It has been a mixed week for stocks in the electric vehicle (EV) sector. Many EV stocks are extending year-to-date losses. One of those is Vietnamese EV maker VinFast Auto (VFS -3.35%).

Just as VinFast is working to expand globally, growing EV competition is leading to price wars. That's especially bad news for EV start-ups like VinFast. Investors have knocked its stock down by more than 35% so far in 2024, including a drop of 8% this week, according to data provided by S&P Global Market Intelligence. That comes as price cuts from more established EV companies expanded in recent days.

Increased spending and larger losses

VinFast has expansion plans across the globe. Its first North American plant is under construction in North Carolina. It is also adding dealer partners in North America as well as Indonesia. Most recently the company broke ground for another new factory in India.

VinFast is also ramping up production as these projects are underway.
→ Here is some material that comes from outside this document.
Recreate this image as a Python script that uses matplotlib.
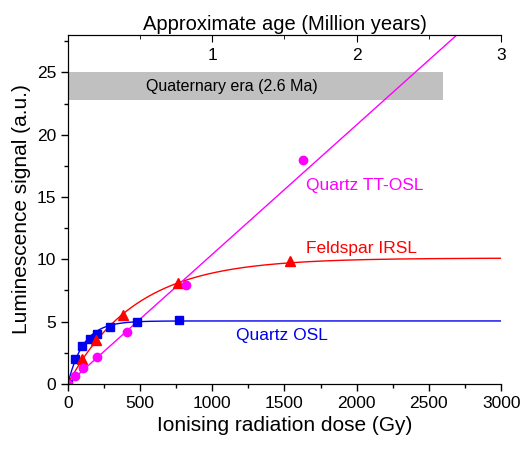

The company delivered nearly 35,000 EVs in 2023, but expects to ship 100,000 in 2024.

But slowing EV sales growth is causing larger EV makers to cut prices, notably in VinFast's local Asian market. BYD and Tesla have both been working to increase sales in China. This week BYD slashed the price of its cheapest car, the Seagull, by 5%. That brought the cost for consumers to the equivalent of less than $10,000.

There's plenty of other competition in China as well. So while VinFast expects 2024 capital expenditure to remain on pace with last year, it has to plan for lower selling prices. VinFast has already reported a 15% increase in net loss from 2022 to 2023. Investors are likely expecting that pattern to continue in 2024 and are driving the stock lower as a result.